First Steps with ddRAGE

Installation

The easiest way to install ddRAGE is by using conda and the bioconda channel:

me@machine:~$ conda create -c bioconda --name ddrage ddrage
me@machine:~$ source activate ddrage
(ddrage) me@machine:~$ ddrage

This will install ddRAGE and all of its dependencies into a conda environment named ddrage. After activating the environment, ddrage can be executed from the command line. Another option is to use pip and install ddRAGE from PyPI (using the name ddrage):

me@machine:~$ pip install ddrage

You can also download the source code and compile it yourself:

me@machine:~$ git clone https://bitbucket.org/genomeinformatics/rage ddrage
me@machine:~/rage$ cd ddrage
me@machine:~/rage$ pip install .

Regardless of which installation method you chose, an executable for ddRAGE will be available in your path.

Simulate Reads

To start ddRAGE with the default parameters, use the installed executable:

me@machine:~$ ddrage

This creates a dataset and prints a list of created files. The generated files are stored in the a subfolder of the current directory whose name contains the current date and time and the string _ddRAGEdataset. Dataset parameters, like number of individuals, number of loci, coverage, and read length, can be changed by providing command line parameters:

me@machine:~$ ddrage --loci 30 --nr-individuals 5 --coverage 30 --read-length 150

Since the number of individuals that can be simulated is restricted by the used barcode file, in order to simulate datatsets with many individuals you might need to use another set of barcodes. The default barcode set supports up to 24 individuals in normal mode and up to 96 individuals when using all four p7 barcodes:

me@machine:~$ ddrage -l 1000 --nr-individuals 80 --combine-p7-bcs

For everything bigger than this the barcode set -b huge can be used, which supports up to 1461 individuals.

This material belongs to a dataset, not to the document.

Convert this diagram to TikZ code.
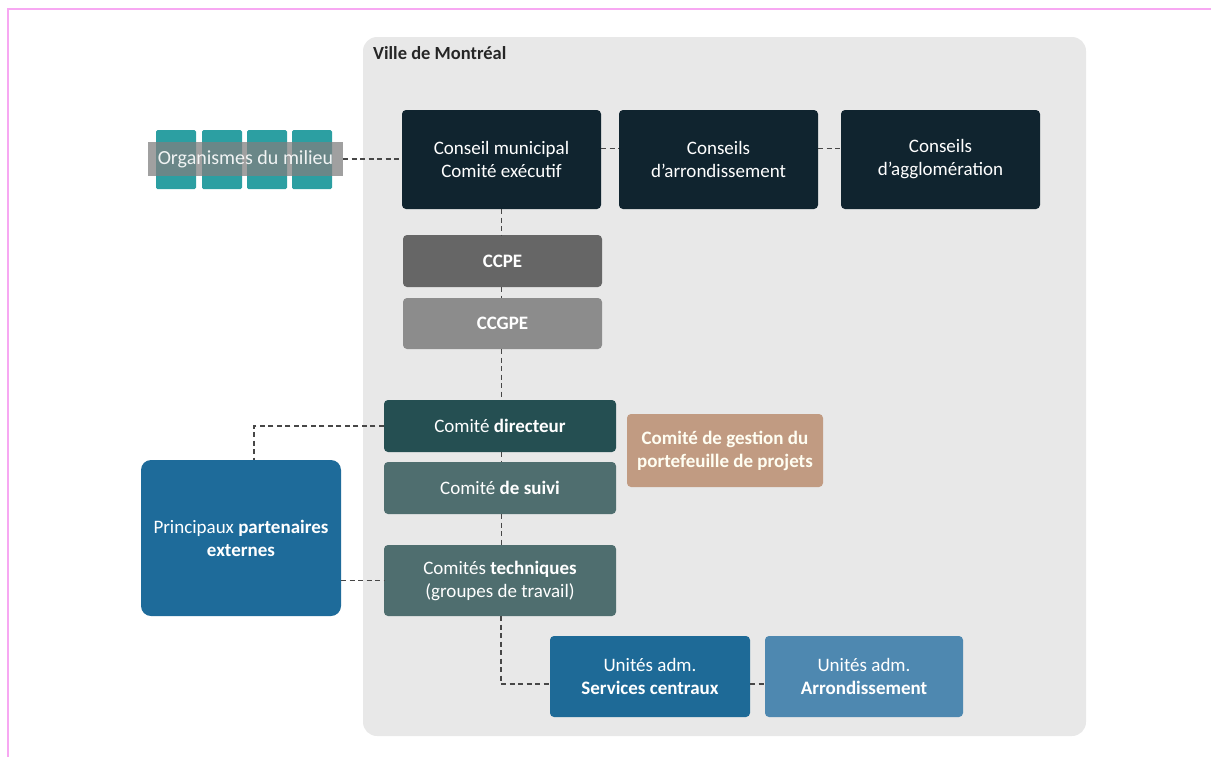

A full list of parameters can be found here. In the cookbook, example parameter sets to generate common patterns of ddRAD datasets can be found.

Randomize Read Order

The FASTQ files generated by ddRAGE are written to file in order of their simulation. Since this can create very easy instances for some analysis tools, for a realistic assessment the FASTQ files need to be randomized. This can be done using the randomize_fastq script that is installed alongside ddRAGE:

me@machine:~$ ls
ddRAGEdataset_ATCACG_1.fastq   ddRAGEdataset_ATCACG_2.fastq
me@machine:~$ randomize_fastq ddRAGEdataset_ATCACG_1.fastq ddRAGEdataset_ATCACG_2.fastq ddRAGEdataset_ATCACG_randomized_1.fastq.gz ddRAGEdataset_ATCACG_randomized_2.fastq.gz

Tools

ddRAGE also installs some useful auxiliary tools:

  • visualize_bbd shows the effect different parameter values have on the beta-binomial distribution used to simulate coverage profiles. This option requires to additionally install the BBD-visualization extra packages when installing via pip (pip install ddrage[BBD-visualization] or pip install .[BBD-visualization] for the local installation).

  • learn_qmodel allows to extract a profile of quality values from a set of FASTQ files so it can be used by ddRAGE.

  • remove_annotation removes information added to the FASTQ headers by ddRAGE, since not all analysis tools can work with these.